Obama’s and Romney’s rhetorical styles share plenty. They both rely on trusty tricolons, rhetorical questions and cliches. And both have embraced plain speaking, using language that’s at the 7th or 8th-grade reading level. They’re also subject to similar critiques. “The criticisms that have been thrown at President Obama over the last few years about his speaking style—that he’s emotionally detached, that he’s too professorial,” says former Clinton speechwriter Jeff Shesol, “Mitt Romney’s got every one of those problems.”

But those criticisms have been leveled at Obama as President more than when he was a candidate. In 2008, Obama spoke about broad, inspiring visions of the country. “You can do that when you’re a candidate,” says Peter Robinson, former speechwriter for George H.W. Bush and Ronald Reagan. “But once you’re President of the United States, you have to shift from purely inspirational material to polemics. … You have to find ways of relating matter that is, frankly, often quite boring.”

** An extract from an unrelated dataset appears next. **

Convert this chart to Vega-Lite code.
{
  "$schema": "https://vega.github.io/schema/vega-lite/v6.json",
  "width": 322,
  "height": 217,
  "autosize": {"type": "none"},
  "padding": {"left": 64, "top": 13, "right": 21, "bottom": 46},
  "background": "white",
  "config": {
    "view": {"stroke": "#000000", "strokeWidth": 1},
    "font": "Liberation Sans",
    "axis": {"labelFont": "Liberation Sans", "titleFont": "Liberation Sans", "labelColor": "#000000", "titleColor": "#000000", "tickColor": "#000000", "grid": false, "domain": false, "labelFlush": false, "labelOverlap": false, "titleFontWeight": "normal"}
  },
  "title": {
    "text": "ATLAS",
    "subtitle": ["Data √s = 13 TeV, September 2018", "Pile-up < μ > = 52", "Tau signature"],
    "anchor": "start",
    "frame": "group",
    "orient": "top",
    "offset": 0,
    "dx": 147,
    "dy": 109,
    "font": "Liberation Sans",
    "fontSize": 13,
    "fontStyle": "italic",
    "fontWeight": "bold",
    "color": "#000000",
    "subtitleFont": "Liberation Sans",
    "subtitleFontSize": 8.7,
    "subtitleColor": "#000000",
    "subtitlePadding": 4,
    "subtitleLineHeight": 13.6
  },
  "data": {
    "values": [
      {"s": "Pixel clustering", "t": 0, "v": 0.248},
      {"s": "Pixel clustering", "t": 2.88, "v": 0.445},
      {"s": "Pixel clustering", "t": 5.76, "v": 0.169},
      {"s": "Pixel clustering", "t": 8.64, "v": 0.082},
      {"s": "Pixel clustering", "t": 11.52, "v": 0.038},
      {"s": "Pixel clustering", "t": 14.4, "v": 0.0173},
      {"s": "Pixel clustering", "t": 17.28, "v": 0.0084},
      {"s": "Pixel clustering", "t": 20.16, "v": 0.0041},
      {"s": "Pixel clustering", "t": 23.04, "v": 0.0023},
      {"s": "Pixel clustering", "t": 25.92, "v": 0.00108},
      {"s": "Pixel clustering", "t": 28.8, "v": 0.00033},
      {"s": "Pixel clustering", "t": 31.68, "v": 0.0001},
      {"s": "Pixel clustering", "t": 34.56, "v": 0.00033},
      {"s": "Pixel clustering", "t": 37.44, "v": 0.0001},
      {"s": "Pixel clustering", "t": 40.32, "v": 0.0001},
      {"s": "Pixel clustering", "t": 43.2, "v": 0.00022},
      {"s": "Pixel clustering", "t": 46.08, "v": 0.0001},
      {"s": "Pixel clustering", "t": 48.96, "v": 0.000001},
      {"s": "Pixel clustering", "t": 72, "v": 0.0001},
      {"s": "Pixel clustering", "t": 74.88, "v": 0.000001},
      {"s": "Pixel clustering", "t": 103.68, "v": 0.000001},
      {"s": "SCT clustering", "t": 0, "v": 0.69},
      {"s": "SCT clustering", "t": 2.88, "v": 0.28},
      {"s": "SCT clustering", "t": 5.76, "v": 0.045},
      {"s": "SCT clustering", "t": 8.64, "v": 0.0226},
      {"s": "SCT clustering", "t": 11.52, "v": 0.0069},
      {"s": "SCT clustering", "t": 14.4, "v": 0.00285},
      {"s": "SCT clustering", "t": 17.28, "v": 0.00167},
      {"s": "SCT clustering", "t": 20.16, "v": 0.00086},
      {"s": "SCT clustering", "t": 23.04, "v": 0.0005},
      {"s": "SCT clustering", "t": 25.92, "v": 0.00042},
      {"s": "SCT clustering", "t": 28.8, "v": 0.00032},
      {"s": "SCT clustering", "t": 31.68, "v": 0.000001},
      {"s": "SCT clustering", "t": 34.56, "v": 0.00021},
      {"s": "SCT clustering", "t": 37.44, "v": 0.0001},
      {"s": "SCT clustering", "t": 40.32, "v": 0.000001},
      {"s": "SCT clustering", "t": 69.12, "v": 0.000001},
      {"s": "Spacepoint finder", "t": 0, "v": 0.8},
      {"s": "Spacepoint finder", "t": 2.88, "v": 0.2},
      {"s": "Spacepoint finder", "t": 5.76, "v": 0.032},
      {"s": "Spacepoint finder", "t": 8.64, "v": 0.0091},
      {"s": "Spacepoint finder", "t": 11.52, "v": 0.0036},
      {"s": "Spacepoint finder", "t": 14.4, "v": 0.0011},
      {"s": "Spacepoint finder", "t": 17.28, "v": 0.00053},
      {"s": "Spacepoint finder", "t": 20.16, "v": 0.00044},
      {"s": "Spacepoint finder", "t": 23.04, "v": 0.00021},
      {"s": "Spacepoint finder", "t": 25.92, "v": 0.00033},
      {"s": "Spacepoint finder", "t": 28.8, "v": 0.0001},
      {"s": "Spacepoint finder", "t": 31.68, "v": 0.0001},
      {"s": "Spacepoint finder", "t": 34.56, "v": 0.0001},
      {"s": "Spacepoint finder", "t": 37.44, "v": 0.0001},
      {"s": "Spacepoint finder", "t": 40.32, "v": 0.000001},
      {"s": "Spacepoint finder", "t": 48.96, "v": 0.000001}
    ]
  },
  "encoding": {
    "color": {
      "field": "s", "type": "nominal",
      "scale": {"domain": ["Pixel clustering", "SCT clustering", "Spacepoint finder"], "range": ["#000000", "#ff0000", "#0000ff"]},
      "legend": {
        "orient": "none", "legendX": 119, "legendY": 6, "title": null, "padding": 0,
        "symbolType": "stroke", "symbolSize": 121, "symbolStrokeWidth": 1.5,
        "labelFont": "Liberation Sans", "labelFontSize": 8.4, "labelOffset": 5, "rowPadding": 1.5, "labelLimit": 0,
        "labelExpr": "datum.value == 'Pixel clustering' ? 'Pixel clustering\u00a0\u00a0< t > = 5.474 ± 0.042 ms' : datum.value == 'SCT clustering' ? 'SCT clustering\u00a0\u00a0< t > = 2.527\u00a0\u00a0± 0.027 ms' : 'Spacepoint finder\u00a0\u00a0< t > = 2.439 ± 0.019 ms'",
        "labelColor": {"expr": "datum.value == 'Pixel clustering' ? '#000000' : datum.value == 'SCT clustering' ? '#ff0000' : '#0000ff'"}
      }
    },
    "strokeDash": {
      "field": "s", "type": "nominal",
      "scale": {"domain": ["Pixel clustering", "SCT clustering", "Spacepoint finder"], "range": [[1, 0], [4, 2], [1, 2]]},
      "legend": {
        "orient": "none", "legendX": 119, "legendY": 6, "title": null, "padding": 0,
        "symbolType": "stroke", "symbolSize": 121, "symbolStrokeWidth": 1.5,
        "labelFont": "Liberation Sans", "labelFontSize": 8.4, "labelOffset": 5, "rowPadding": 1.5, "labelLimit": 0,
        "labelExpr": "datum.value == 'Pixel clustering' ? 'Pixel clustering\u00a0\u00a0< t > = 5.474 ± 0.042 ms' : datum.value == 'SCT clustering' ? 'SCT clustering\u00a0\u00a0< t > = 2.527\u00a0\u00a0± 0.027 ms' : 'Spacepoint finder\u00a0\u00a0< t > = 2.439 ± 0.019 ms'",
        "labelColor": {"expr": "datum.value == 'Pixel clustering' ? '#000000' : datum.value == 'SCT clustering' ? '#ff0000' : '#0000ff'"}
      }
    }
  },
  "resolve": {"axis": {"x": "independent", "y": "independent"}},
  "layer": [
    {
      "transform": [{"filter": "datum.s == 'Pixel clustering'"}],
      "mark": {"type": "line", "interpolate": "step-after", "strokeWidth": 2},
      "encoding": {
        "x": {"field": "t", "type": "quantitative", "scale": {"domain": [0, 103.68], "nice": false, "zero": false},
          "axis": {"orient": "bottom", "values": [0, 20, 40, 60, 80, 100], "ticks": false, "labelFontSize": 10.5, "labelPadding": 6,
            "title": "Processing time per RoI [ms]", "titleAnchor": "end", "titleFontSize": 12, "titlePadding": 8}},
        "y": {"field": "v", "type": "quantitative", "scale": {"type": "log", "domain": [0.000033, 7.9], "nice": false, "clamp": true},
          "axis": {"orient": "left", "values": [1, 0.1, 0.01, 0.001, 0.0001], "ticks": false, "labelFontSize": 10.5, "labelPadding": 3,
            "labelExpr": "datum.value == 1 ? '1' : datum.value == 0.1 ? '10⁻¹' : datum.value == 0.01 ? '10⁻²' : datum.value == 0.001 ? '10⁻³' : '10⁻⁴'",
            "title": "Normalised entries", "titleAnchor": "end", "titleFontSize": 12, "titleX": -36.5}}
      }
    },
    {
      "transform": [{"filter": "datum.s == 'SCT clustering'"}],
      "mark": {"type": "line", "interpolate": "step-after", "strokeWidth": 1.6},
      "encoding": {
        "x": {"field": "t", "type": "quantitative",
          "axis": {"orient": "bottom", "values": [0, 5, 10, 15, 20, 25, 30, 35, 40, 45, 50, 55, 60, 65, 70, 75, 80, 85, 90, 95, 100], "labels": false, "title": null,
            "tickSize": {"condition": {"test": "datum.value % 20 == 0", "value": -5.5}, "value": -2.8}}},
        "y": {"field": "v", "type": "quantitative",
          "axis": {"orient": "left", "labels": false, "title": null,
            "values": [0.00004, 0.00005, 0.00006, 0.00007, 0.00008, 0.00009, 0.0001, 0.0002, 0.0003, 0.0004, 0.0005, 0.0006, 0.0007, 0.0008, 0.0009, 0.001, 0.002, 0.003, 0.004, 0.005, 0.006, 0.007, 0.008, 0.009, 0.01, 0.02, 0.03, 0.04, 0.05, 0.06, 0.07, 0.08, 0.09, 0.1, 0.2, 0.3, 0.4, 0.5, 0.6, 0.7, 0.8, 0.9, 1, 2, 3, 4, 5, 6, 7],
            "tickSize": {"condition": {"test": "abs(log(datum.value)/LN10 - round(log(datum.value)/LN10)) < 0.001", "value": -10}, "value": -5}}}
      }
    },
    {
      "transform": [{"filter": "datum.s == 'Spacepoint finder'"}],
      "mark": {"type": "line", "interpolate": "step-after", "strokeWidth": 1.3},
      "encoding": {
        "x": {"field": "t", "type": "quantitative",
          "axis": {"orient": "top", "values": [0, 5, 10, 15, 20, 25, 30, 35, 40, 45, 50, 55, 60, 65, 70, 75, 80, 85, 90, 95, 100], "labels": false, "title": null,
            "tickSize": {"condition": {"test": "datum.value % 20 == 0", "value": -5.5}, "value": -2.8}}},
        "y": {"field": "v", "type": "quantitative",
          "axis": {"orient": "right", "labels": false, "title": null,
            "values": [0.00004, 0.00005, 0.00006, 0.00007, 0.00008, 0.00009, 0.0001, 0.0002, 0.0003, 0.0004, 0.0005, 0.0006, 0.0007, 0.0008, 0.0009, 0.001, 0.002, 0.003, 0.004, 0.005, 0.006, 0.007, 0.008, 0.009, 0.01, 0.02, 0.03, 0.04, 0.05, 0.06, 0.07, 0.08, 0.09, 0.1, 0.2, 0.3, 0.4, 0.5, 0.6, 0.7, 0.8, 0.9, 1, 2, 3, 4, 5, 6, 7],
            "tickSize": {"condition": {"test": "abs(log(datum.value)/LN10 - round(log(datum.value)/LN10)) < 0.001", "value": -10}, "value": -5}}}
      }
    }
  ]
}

It’s the gap between “Yes we can!” and “Eat your peas.” And as an incumbent who needs to defend his own policies and convince people things could be worse, Obama will need to spoon-feed audiences a certain amount of peas. “He tends to focus on trying to use the force of his style, the level of his voice, the timbre,” says Ken Khachigian, a former speechwriter for Richard Nixon and the chief speechwriter for Reagan. “Revisiting the same style he used in 2008 … tends to look less presidential.”

This is where the economy may come into play. If the economy is improving as the election wears on, Obama will have more opportunity to inspire, engaging in collective back-slapping and capitalizing on renewed hope. While if the recovery stumbles, if unemployment ticks back up and confidence deflates, that means Obama will have fewer opportunities to conjure the moving candidate and more explaining to do: people will be focused on the frustrating present. “If the economy goes down,” says Robinson, “he’s in rhetorical trouble. … The feeling at that point will be, we need somebody to fix the problem. We need a plumber. We need a mechanic.”

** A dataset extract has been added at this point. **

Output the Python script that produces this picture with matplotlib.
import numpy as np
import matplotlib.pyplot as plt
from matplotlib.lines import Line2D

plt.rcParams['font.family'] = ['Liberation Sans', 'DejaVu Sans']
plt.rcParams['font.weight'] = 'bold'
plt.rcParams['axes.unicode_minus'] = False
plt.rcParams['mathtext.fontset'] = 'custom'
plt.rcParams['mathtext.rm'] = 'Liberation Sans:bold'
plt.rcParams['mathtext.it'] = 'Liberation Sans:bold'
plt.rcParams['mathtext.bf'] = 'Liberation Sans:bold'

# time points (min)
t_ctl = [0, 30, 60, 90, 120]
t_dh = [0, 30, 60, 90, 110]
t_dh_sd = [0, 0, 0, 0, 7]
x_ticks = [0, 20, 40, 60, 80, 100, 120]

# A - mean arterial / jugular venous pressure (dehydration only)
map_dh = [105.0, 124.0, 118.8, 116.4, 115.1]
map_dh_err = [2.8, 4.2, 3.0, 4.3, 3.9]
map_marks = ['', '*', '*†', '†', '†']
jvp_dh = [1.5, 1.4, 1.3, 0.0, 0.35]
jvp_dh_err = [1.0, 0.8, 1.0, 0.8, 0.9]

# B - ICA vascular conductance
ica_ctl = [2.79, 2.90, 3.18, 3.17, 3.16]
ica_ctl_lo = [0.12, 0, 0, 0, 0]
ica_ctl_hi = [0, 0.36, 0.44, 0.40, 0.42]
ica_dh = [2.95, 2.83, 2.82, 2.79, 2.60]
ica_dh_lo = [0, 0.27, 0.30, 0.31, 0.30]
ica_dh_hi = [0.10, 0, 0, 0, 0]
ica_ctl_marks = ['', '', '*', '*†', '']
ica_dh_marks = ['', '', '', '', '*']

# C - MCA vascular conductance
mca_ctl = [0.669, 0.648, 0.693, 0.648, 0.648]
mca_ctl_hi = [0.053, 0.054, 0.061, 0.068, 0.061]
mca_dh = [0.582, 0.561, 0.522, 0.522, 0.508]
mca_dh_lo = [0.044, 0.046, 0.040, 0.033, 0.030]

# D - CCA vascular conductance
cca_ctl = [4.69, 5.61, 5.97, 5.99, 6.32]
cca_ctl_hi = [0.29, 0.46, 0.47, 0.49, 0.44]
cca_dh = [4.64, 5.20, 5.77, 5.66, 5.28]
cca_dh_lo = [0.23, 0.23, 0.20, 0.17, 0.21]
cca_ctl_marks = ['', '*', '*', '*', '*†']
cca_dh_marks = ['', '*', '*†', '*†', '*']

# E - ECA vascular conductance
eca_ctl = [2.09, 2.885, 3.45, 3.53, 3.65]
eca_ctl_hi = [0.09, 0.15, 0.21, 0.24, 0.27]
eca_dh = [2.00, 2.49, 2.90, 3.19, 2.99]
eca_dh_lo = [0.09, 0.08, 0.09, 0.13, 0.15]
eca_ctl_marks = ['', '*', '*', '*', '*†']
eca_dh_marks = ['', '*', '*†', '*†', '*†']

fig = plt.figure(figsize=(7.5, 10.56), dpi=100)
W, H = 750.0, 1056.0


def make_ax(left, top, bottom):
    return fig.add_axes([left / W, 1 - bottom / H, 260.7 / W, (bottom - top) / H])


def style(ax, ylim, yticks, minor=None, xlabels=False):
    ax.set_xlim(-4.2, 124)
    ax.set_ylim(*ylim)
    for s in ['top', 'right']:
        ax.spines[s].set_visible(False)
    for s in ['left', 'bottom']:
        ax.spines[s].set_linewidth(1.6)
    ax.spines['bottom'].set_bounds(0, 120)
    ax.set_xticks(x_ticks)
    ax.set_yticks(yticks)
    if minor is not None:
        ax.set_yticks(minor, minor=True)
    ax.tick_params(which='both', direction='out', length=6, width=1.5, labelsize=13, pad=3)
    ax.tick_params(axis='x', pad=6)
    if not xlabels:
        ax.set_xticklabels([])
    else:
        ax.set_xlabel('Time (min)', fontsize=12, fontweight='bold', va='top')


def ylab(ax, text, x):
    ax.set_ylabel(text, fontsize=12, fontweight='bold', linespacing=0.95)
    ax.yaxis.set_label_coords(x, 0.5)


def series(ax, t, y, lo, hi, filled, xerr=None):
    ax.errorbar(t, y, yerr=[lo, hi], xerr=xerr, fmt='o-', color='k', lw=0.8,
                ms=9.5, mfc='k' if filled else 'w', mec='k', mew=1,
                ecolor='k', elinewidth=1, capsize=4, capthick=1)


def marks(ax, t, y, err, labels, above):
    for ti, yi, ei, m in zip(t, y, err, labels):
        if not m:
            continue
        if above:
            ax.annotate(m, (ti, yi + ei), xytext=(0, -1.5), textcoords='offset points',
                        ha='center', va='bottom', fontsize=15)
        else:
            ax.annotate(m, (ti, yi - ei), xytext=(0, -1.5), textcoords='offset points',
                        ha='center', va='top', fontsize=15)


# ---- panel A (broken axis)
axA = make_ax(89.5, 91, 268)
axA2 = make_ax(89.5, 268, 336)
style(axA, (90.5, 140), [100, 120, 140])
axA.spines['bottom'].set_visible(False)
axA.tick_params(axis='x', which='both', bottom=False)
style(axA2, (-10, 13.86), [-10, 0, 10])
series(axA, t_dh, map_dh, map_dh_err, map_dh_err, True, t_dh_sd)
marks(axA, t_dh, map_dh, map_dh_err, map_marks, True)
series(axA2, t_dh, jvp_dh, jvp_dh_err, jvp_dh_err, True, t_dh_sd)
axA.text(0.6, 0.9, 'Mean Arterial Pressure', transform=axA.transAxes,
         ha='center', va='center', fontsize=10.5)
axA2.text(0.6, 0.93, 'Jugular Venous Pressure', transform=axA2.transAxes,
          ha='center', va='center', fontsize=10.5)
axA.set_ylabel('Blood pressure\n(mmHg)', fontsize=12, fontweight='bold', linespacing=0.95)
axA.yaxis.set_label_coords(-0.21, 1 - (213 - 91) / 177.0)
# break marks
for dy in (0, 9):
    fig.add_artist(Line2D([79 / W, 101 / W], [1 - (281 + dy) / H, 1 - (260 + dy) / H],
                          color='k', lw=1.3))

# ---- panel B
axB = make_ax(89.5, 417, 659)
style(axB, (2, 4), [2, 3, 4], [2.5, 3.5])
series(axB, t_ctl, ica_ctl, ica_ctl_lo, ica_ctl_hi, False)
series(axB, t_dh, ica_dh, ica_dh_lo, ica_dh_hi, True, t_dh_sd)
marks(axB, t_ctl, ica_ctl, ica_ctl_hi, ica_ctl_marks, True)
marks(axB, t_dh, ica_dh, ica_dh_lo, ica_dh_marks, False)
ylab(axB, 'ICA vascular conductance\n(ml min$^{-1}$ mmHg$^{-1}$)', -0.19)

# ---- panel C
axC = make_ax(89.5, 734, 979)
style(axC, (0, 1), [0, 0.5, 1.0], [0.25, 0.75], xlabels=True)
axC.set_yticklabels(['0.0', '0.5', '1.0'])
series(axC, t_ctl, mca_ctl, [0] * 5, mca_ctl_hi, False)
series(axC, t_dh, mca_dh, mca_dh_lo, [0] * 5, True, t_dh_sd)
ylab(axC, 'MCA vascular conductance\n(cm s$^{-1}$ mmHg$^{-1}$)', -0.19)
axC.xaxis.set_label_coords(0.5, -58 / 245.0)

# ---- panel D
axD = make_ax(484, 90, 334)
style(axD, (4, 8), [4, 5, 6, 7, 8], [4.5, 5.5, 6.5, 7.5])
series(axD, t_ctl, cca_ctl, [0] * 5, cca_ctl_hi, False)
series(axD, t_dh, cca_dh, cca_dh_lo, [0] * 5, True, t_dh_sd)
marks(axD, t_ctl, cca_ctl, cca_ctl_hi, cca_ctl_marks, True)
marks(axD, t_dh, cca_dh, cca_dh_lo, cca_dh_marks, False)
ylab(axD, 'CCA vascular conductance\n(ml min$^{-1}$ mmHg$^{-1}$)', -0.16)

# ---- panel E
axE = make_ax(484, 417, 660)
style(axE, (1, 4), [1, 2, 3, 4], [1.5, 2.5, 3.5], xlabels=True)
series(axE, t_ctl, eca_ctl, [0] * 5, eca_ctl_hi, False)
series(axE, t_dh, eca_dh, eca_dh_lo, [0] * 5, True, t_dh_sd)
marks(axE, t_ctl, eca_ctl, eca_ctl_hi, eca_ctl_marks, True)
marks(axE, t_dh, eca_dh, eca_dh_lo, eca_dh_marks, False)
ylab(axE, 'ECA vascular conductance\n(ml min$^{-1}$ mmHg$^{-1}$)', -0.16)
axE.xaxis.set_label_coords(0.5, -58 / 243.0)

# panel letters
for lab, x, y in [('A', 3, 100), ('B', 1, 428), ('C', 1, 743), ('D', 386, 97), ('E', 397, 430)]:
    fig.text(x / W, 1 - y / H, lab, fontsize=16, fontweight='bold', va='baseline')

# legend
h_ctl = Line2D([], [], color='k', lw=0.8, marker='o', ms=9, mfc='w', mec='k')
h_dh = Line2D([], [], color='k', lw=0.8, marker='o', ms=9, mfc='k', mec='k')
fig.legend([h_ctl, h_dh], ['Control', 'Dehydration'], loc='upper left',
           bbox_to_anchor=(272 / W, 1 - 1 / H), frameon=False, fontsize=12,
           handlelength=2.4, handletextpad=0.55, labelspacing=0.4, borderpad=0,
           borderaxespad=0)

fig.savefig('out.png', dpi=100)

Romney’s speaking style, try as he might, often seems forced and rather wooden; people often comment on how presidential he looks, but he moves like Woody from Toy Story. Former speechwriters say there’s only so much that can be done about that. “He’s just not capable of transporting people where he wants them to go,” says Shesol. “You can’t change somebody’s basic style,” says Khachigian. “He is who he is.” Robinson agrees: “People can get better. Mitt Romney is studying up. At the same time, it’s paint-by-numbers. It’s just not in him to be an artist with words.”

But if the economy gets worse, more Americans may be drawn to a dry Mr. Fix-It, someone better suited to budgets than banquets. Rousing oratorical skill is not something people require in a good plumber or mechanic. In fact, Robinson says, stiffness could seem like proof that Romney would be a more effective manager. “If the Romney people are sensitive to this, they’ll say ‘Our guy is a terrific executive, and his speeches reflect his principal strengths. He can handle detail. There’s nothing flashy about him,’” he says. “They’d even spin his inability to be truly inspirational.”

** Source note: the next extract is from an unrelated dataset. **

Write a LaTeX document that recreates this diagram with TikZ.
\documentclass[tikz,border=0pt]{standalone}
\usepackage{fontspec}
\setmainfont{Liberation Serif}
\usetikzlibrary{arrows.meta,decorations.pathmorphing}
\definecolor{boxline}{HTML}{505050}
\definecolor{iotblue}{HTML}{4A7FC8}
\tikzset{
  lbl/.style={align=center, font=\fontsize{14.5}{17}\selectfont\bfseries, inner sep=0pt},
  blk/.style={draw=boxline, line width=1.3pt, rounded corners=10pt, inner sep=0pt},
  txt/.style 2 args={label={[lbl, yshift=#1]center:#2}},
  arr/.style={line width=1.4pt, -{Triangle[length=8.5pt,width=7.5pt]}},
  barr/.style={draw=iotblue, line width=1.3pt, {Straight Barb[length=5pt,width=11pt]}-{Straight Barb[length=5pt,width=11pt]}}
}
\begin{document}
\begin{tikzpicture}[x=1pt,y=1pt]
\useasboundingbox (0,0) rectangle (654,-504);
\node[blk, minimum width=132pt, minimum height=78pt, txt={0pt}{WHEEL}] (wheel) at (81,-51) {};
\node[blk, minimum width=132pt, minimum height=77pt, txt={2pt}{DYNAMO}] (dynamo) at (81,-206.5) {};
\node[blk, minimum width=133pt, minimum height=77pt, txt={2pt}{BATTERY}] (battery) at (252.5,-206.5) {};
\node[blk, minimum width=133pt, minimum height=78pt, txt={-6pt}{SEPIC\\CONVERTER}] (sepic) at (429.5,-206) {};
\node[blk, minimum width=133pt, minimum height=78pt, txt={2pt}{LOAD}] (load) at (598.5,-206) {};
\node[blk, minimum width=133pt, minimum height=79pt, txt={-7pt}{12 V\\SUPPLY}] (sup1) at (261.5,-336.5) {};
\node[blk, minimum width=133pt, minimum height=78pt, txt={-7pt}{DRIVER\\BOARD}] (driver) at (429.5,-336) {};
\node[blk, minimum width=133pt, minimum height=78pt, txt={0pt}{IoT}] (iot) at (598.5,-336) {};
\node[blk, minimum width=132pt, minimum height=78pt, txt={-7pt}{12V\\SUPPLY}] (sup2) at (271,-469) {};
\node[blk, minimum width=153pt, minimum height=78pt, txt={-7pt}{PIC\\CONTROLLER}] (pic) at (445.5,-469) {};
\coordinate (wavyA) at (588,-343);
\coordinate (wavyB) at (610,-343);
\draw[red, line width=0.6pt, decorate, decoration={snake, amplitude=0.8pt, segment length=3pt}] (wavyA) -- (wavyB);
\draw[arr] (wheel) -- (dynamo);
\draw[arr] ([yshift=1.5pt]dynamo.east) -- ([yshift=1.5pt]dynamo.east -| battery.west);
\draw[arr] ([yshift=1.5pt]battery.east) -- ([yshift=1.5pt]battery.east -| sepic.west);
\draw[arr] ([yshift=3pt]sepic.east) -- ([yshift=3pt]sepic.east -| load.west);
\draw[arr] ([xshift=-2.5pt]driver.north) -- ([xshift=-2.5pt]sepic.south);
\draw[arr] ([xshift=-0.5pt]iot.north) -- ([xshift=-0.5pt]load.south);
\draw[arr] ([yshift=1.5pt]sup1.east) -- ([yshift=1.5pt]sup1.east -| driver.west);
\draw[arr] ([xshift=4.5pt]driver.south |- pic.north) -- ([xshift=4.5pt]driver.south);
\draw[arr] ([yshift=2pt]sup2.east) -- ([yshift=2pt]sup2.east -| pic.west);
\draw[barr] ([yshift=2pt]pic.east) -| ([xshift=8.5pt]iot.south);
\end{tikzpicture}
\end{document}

Of course, Romney still needs to make his audiences feel as well as think. He can achieve that by capitalizing on frustrations that voters have about Obama. He is not going “to get his audience swept away by emotion and belief in Mitt Romney as some kind of political savior,” Shesol says. “His goal is to press the right buttons and make his audience mad enough that they will turn out to vote against this President.”